I've been doing a lot of reading this summer because, often, it's too hot to do much of anything else. These last few days I have been deeply immersed in the early nineteenth century world of Jane Austen.

What can I possibly say about Sense and Sensibility that hasn't already been said a hundred times before? The story is too well-known to even require a synopsis.

Although I had never read the book, I have seen the Emma Thompson movie several times and it is fairly faithful to the book. I loved that movie and it is firmly entrenched in my brain, so much so that, as I read the book, I heard the dialogue spoken in the voices of Thompson, Kate Winslet, Alan Rickman, Hugh Grant, Hugh Laurie, etc.
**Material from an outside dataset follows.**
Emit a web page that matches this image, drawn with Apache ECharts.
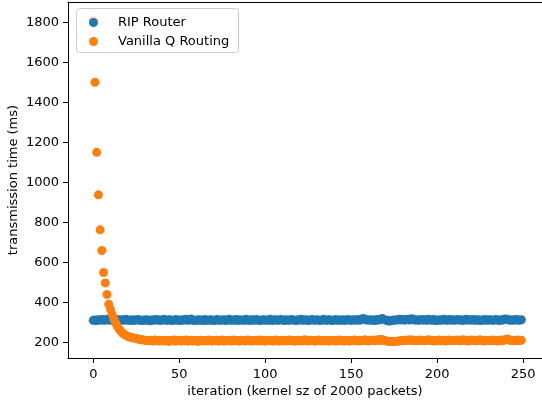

It made for an interesting experience.

One reads Jane Austen for her keen observations of human nature, her humor, for her exposition of the role of women in the society in which she lived, and especially for the beauty of her language. As that language flows over one's consciousness and rolls off the tip of the brain, one can only despair that the state of the language has fallen so far in the two hundred years since the literary works of Austen.

Sense and Sensibility was, of course, the first published work of Austen and was the story of the Dashwood sisters, Elinor (sense) and Marianne (sensibility). She went on to write a considerable set of literary works that would be the pride of any writer and she holds a well-earned spot in the pantheon of English literature greats. Sense and Sensibility alone might have been enough to ensure that spot. It is an almost perfect book. The only false note, at least in my estimation, was Willoughby's visit to Cleveland when Marianne was seriously ill. I think that Austen just could not bear to have Willoughby so completely a scoundrel and wanted to give him a chance to redeem himself. But his conversation with Elinor shows him truly to be just as selfish and self-absorbed as ever, despite his professed feelings for Marianne, and, as far as I was concerned, it could have been omitted. But that is a small quibble.

This is a wonderful book. There is so much richness here. It is as relevant today as it was in the early 1800s. Having stood the test of time, it has earned the label "classic."